WASHINGTON -- Chrysler Group's letter of intent to 50 closed dealerships it wants to reinstate is filled with conditions that are raising concern from a number of dealers, including at least one who has decided against signing.
The letter, which dealerships started to receive yesterday, gives the company the right to revoke the reinstatement offer if another showroom in the same market files a protest that isn't resolved in 30 days, a copy of the letter shows.
A dealership that signs the letter also would waive for five years its ability to protest the establishment of another Chrysler store in its backyard, a copy of the letter, obtained by Automotive News, shows.
In addition, dealerships that sign would have 60 days to file a site proposal that would be rejected automatically if Chrysler doesn't respond in 30 days, the letter of intent says.
“Why are there so many ridiculous hoops to jump through?” said Tammy Darvish, a leader of the Committee to Restore Dealer Rights, a group of rejected Chrysler and General Motors Co. dealerships. “Either they want to reinstate or they don't.”
The letter also would require dealerships to meet current image requirements.
In addition, the Chrysler offer would expire in 90 days if the dealer proposes to use a store that meets the letter's requirements, in eight months if the dealer proposes a renovation and in 18 months if the dealer proposes to construct a new showroom.
Different from GM offer
Rob Byerts, an attorney in Tallahassee, Fla., said the Chrysler letter lays down far more conditions than the one sent by GM to 661 rejected dealerships this month.
“Chrysler's ‘offer' of an LOI is not really an offer,” said Byerts, whose Bass Sox Mercer firm represents about 70 rejected Chrysler and GM dealerships. “It's an offer to make an offer.”
Chrysler said last week it would offer to reinstate 50 of the 387 closed dealerships that are seeking reinstatement through arbitration.

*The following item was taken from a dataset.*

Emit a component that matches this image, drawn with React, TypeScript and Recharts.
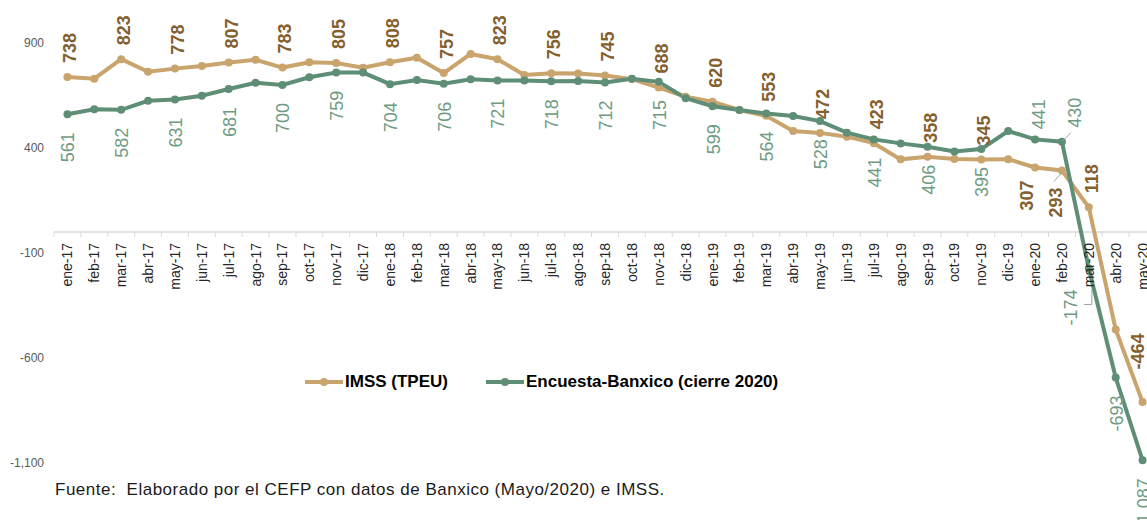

An additional 36 of the shuttered stores have been awarded contracts or sales or service agreements since July, the company said.
All 50 offers are to stores selling Chrysler, Dodge, Jeep and the recently added Ram truck brand, the company said at the time.
The offers being sent are Chrysler's “customary” letters of intent, the automaker said.
In a speech yesterday at a conference in New York, Chrysler CEO Sergio Marchionne said, “We are intent on protecting the health of our existing dealer network through the defined arbitration process.”
Marchionne said the 50 dealerships receiving letters “are in locations that will benefit our customers but not have an adverse effect on existing partners in our network. Reaching agreement will save both the dealers and the company the expense of arbitration.”
Today, Chrysler declined to comment about its letters.
The letters of intent “are private business between the company and the dealerships involved,” Chrysler said in an e-mail. “The company is in the process of speaking with the dealerships involved.”
One terminated Chrysler dealer who received the letter said he would not be signing it but would continue with arbitration.
“I don't have the working capital to build a building to their specifications,” said the dealer, who asked not to be identified. “Who wants to take a risk with the track record that Chrysler has with dealers?”
Last fall Chrysler said it planned to open 100 new points. While the company has declined since to discuss its plans, Darvish said she has received reports from numerous closed Chrysler dealerships of new franchises awarded in their markets.
In the Denver area alone, three Chrysler dealerships that were terminated in the past year have said other showrooms had been awarded franchises in their markets.
Chrysler's letter of intent said the company could terminate its offer if anyone were to challenge the proposed reinstatement and this protest were not “dismissed, withdrawn or resolved” in 30 days, a copy of the letter shows.
Said Byerts: “Since Chrysler appointed replacement dealers in many markets, the protest is very likely and a resolution within 30 days very unlikely.”
Alan Spitzer, another leader of the Committee to Restore Dealer Rights, said the letter's requirement of a five-year waiver of the right to protest the establishment of a nearby showroom “basically requires the dealer waive his rights.”
On March 16, Chrysler declared a moratorium on opening new points in the backyards of dealerships in arbitration until that arbitration could be completed. The company earlier had declared a moratorium from Sept. 30 to Dec. 10.